— Start Task input —

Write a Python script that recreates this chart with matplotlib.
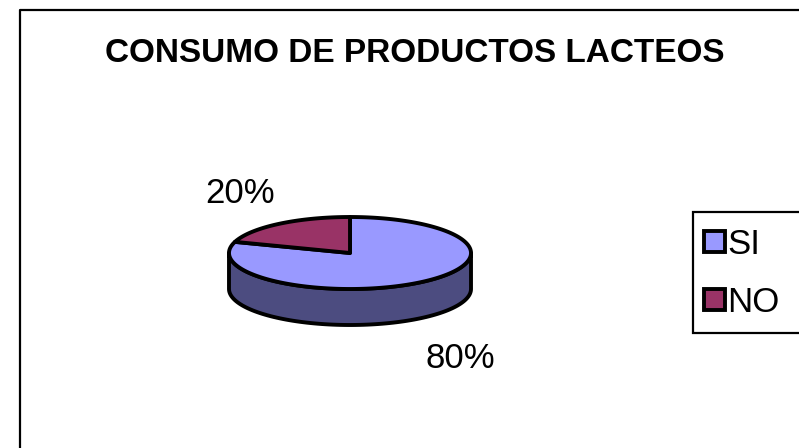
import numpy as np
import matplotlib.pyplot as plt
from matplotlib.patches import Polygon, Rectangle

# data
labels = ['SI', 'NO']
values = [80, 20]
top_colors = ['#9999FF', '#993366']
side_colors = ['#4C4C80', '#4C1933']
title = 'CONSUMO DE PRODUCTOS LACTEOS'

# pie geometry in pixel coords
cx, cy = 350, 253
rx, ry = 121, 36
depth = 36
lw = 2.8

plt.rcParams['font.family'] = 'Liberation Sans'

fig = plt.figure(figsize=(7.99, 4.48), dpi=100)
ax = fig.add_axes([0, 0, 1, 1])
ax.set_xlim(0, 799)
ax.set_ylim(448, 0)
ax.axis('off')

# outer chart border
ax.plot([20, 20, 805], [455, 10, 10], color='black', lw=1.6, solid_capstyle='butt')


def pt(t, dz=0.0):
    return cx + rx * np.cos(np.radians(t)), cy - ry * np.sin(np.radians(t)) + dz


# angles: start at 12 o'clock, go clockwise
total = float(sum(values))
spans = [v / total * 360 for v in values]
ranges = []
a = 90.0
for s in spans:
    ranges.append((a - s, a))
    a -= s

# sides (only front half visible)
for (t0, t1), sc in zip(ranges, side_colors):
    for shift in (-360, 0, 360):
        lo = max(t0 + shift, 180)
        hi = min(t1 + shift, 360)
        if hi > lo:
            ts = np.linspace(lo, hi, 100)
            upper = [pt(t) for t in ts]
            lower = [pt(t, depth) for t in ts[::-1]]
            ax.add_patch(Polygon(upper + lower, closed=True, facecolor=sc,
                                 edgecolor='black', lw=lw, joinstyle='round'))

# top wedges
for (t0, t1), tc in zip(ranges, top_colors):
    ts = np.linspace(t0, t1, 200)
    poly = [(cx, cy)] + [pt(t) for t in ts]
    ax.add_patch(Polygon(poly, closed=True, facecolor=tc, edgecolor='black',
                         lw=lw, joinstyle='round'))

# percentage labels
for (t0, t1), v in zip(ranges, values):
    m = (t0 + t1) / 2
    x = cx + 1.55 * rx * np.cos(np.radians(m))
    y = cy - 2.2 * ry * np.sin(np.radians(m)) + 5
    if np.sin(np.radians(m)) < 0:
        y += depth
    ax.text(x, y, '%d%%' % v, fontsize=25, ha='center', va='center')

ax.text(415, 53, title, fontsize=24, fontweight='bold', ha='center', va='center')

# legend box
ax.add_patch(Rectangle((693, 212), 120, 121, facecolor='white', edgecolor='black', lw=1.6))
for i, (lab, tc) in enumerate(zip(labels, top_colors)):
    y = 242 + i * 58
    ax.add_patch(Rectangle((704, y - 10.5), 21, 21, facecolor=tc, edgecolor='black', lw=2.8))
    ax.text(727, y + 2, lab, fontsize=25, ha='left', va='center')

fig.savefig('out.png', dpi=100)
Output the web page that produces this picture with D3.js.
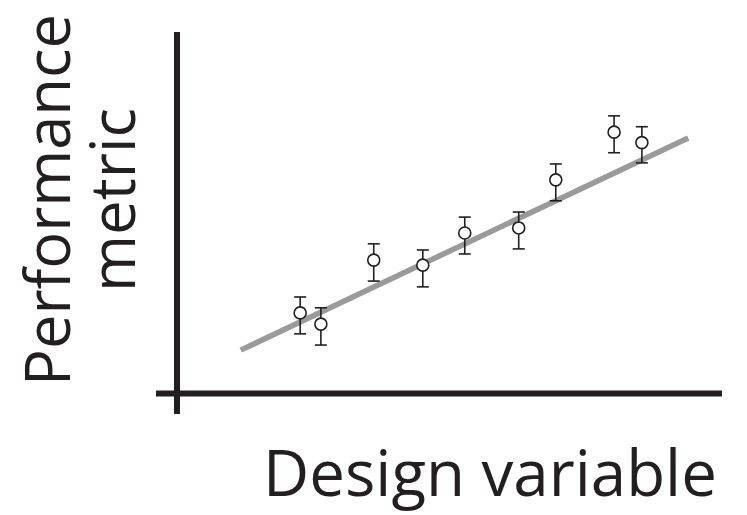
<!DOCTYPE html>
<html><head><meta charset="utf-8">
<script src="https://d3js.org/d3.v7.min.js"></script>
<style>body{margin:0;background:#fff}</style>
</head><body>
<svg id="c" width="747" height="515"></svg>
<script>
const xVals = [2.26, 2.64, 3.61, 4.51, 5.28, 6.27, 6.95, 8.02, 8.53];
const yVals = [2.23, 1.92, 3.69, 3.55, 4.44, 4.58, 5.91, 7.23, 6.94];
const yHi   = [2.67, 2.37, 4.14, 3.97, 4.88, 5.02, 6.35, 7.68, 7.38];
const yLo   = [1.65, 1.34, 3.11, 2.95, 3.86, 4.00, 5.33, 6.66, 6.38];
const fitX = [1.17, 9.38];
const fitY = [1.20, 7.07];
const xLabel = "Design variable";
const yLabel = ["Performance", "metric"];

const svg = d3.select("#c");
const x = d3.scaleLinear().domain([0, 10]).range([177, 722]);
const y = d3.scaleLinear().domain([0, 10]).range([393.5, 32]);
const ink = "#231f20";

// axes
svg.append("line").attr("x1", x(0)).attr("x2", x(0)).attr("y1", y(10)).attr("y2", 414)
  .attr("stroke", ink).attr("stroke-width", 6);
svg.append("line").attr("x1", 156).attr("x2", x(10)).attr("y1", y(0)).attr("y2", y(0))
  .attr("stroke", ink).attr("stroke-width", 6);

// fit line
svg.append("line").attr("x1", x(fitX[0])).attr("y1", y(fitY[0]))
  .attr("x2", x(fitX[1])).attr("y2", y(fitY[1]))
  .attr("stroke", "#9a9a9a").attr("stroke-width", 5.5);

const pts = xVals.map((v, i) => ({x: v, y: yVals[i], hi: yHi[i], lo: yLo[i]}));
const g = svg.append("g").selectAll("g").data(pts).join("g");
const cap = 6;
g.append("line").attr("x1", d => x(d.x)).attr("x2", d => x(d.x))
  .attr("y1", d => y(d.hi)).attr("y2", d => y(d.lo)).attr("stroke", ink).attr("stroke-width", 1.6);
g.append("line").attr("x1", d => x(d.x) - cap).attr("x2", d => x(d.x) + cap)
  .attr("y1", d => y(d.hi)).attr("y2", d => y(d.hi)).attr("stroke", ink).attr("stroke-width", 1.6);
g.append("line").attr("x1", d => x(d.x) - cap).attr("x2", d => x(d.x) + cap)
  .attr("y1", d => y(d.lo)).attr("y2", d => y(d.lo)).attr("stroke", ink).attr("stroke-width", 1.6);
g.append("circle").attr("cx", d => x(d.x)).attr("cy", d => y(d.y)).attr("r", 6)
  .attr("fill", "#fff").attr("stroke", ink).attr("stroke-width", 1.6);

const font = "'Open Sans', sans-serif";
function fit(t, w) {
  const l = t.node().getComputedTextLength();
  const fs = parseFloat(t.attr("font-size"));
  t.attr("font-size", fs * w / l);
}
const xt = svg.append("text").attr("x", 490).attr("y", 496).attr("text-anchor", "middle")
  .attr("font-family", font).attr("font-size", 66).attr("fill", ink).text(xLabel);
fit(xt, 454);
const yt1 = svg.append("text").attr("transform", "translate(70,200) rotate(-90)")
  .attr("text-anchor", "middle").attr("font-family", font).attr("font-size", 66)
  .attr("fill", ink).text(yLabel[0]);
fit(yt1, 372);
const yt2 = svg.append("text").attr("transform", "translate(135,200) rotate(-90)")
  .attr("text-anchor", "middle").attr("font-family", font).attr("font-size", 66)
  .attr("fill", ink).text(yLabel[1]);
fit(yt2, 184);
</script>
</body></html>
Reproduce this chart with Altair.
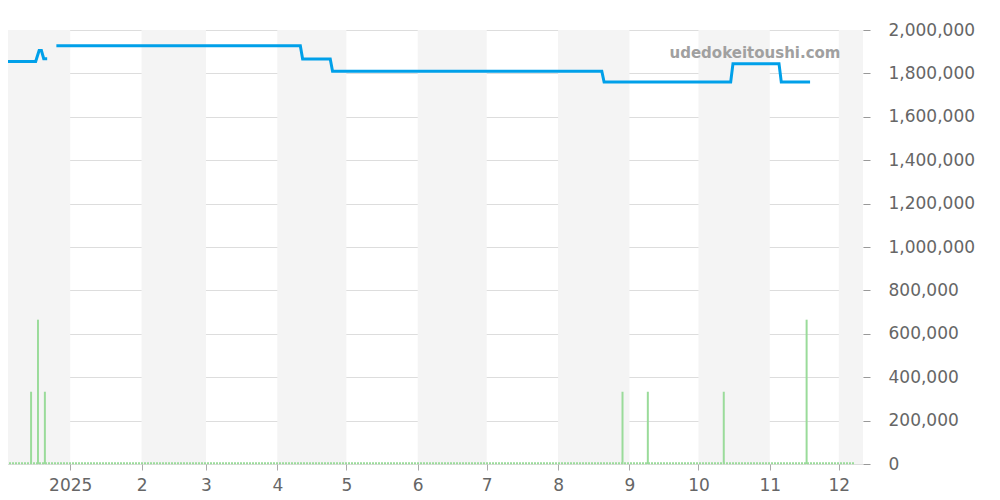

— End Task input —

### Your task
Say how many lines include the word "that"; reply with the number alone.

### Result of the task
2